(What is expected):
Return each line of the listing below, unchanged, and omit the images.
START Source data
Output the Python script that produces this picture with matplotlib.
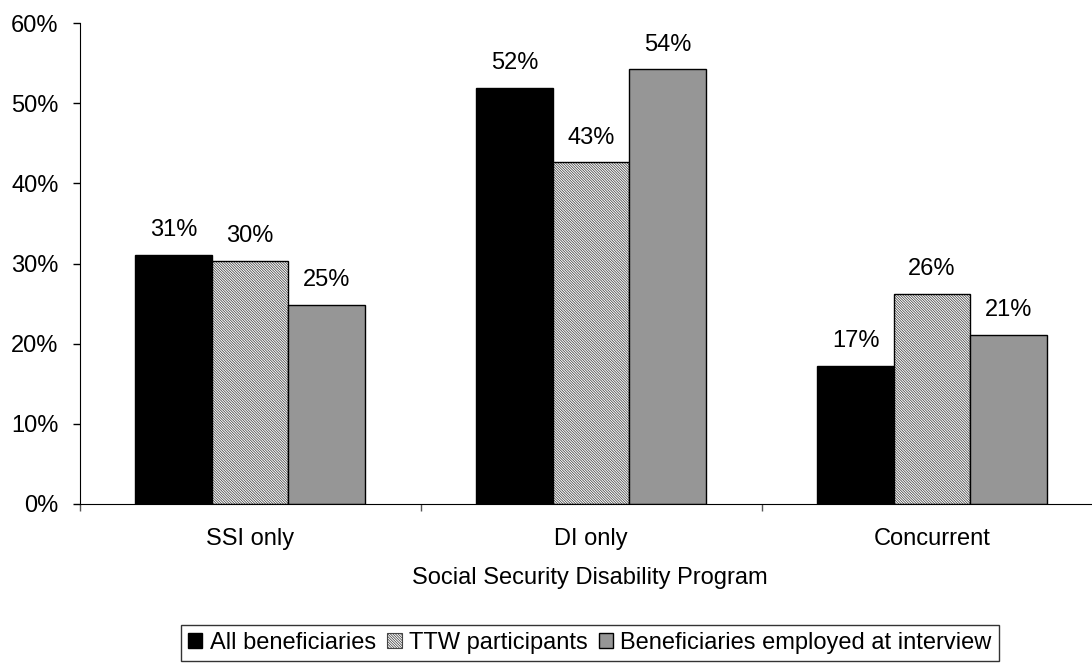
import matplotlib
matplotlib.use("Agg")
import matplotlib.pyplot as plt
from matplotlib.patches import Patch
from matplotlib.ticker import FuncFormatter, FixedLocator
import numpy as np

plt.rcParams['font.family'] = ['Liberation Sans', 'DejaVu Sans']
plt.rcParams['hatch.linewidth'] = 0.55

categories = ["SSI only", "DI only", "Concurrent"]
series = ["All beneficiaries", "TTW participants", "Beneficiaries employed at interview"]
all_benef = [31.1, 51.9, 17.2]
ttw = [30.3, 42.6, 26.2]
employed = [24.8, 54.2, 21.1]
labels_all = ["31%", "52%", "17%"]
labels_ttw = ["30%", "43%", "26%"]
labels_emp = ["25%", "54%", "21%"]

fs = 17
hatch = "\\" * 13

fig = plt.figure(figsize=(10.92, 6.65), dpi=100)
ax = fig.add_axes([79.5 / 1092, 161 / 665, (1092 - 79.5) / 1092, 481 / 665])

x = np.arange(len(categories))
w = 0.224

# black bars
ax.bar(x - w, all_benef, w, color="black", edgecolor="black", linewidth=1)
# hatched bars: pattern drawn first, then outline
ax.bar(x, ttw, w, color="white", edgecolor="#444444", hatch=hatch, linewidth=0)
ax.bar(x, ttw, w, fill=False, edgecolor="black", linewidth=1)
# gray bars
ax.bar(x + w, employed, w, color="#969696", edgecolor="black", linewidth=1)

for xs, vals, labs in ((x - w, all_benef, labels_all), (x, ttw, labels_ttw), (x + w, employed, labels_emp)):
	for xi, v, lab in zip(xs, vals, labs):
		ax.annotate(lab, (xi, v), xytext=(0, 10), textcoords="offset points",
			ha="center", va="bottom", fontsize=fs)

ax.set_ylim(0, 60)
ax.set_xlim(-0.5, (1092 - 79.5) / 341 - 0.5)
ax.set_yticks(np.arange(0, 61, 10))
ax.yaxis.set_major_formatter(FuncFormatter(lambda v, _: "%d%%" % v))
ax.tick_params(axis="y", direction="out", length=5, width=1, pad=10, labelsize=fs)

ax.xaxis.set_major_locator(FixedLocator([-0.5, 0.5, 1.5]))
ax.xaxis.set_minor_locator(FixedLocator(list(x)))
ax.set_xticklabels([], minor=False)
ax.set_xticklabels(categories, minor=True)
ax.tick_params(axis="x", which="major", direction="out", length=5, width=1, color="#555555")
ax.tick_params(axis="x", which="minor", length=0, pad=17, labelsize=fs)

for s in ("top", "right"):
	ax.spines[s].set_visible(False)

fig.text(590 / 1092, 1 - 578 / 665, "Social Security Disability Program", ha="center", va="center", fontsize=fs)

handles = [
	Patch(facecolor="black", edgecolor="black", linewidth=1),
	Patch(facecolor="white", edgecolor="#444444", hatch=hatch, linewidth=0.8),
	Patch(facecolor="#969696", edgecolor="black", linewidth=1),
]
leg = fig.legend(handles, series, ncol=3, loc="upper center", bbox_to_anchor=(590 / 1092, 1 - 625 / 665),
	fontsize=fs, frameon=True, fancybox=False, edgecolor="black", handlelength=0.6, handleheight=0.6,
	handletextpad=0.3, columnspacing=0.5, borderpad=0.3, borderaxespad=0)
leg.get_frame().set_linewidth(1)

fig.savefig("out.png", dpi=100)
END Source data
(Written reply):
Output the Python script that produces this picture with matplotlib.
import matplotlib
matplotlib.use("Agg")
import matplotlib.pyplot as plt
from matplotlib.patches import Patch
from matplotlib.ticker import FuncFormatter, FixedLocator
import numpy as np

plt.rcParams['font.family'] = ['Liberation Sans', 'DejaVu Sans']
plt.rcParams['hatch.linewidth'] = 0.55

categories = ["SSI only", "DI only", "Concurrent"]
series = ["All beneficiaries", "TTW participants", "Beneficiaries employed at interview"]
all_benef = [31.1, 51.9, 17.2]
ttw = [30.3, 42.6, 26.2]
employed = [24.8, 54.2, 21.1]
labels_all = ["31%", "52%", "17%"]
labels_ttw = ["30%", "43%", "26%"]
labels_emp = ["25%", "54%", "21%"]

fs = 17
hatch = "\\" * 13

fig = plt.figure(figsize=(10.92, 6.65), dpi=100)
ax = fig.add_axes([79.5 / 1092, 161 / 665, (1092 - 79.5) / 1092, 481 / 665])

x = np.arange(len(categories))
w = 0.224

# black bars
ax.bar(x - w, all_benef, w, color="black", edgecolor="black", linewidth=1)
# hatched bars: pattern drawn first, then outline
ax.bar(x, ttw, w, color="white", edgecolor="#444444", hatch=hatch, linewidth=0)
ax.bar(x, ttw, w, fill=False, edgecolor="black", linewidth=1)
# gray bars
ax.bar(x + w, employed, w, color="#969696", edgecolor="black", linewidth=1)

for xs, vals, labs in ((x - w, all_benef, labels_all), (x, ttw, labels_ttw), (x + w, employed, labels_emp)):
	for xi, v, lab in zip(xs, vals, labs):
		ax.annotate(lab, (xi, v), xytext=(0, 10), textcoords="offset points",
			ha="center", va="bottom", fontsize=fs)

ax.set_ylim(0, 60)
ax.set_xlim(-0.5, (1092 - 79.5) / 341 - 0.5)
ax.set_yticks(np.arange(0, 61, 10))
ax.yaxis.set_major_formatter(FuncFormatter(lambda v, _: "%d%%" % v))
ax.tick_params(axis="y", direction="out", length=5, width=1, pad=10, labelsize=fs)

ax.xaxis.set_major_locator(FixedLocator([-0.5, 0.5, 1.5]))
ax.xaxis.set_minor_locator(FixedLocator(list(x)))
ax.set_xticklabels([], minor=False)
ax.set_xticklabels(categories, minor=True)
ax.tick_params(axis="x", which="major", direction="out", length=5, width=1, color="#555555")
ax.tick_params(axis="x", which="minor", length=0, pad=17, labelsize=fs)

for s in ("top", "right"):
	ax.spines[s].set_visible(False)

fig.text(590 / 1092, 1 - 578 / 665, "Social Security Disability Program", ha="center", va="center", fontsize=fs)

handles = [
	Patch(facecolor="black", edgecolor="black", linewidth=1),
	Patch(facecolor="white", edgecolor="#444444", hatch=hatch, linewidth=0.8),
	Patch(facecolor="#969696", edgecolor="black", linewidth=1),
]
leg = fig.legend(handles, series, ncol=3, loc="upper center", bbox_to_anchor=(590 / 1092, 1 - 625 / 665),
	fontsize=fs, frameon=True, fancybox=False, edgecolor="black", handlelength=0.6, handleheight=0.6,
	handletextpad=0.3, columnspacing=0.5, borderpad=0.3, borderaxespad=0)
leg.get_frame().set_linewidth(1)

fig.savefig("out.png", dpi=100)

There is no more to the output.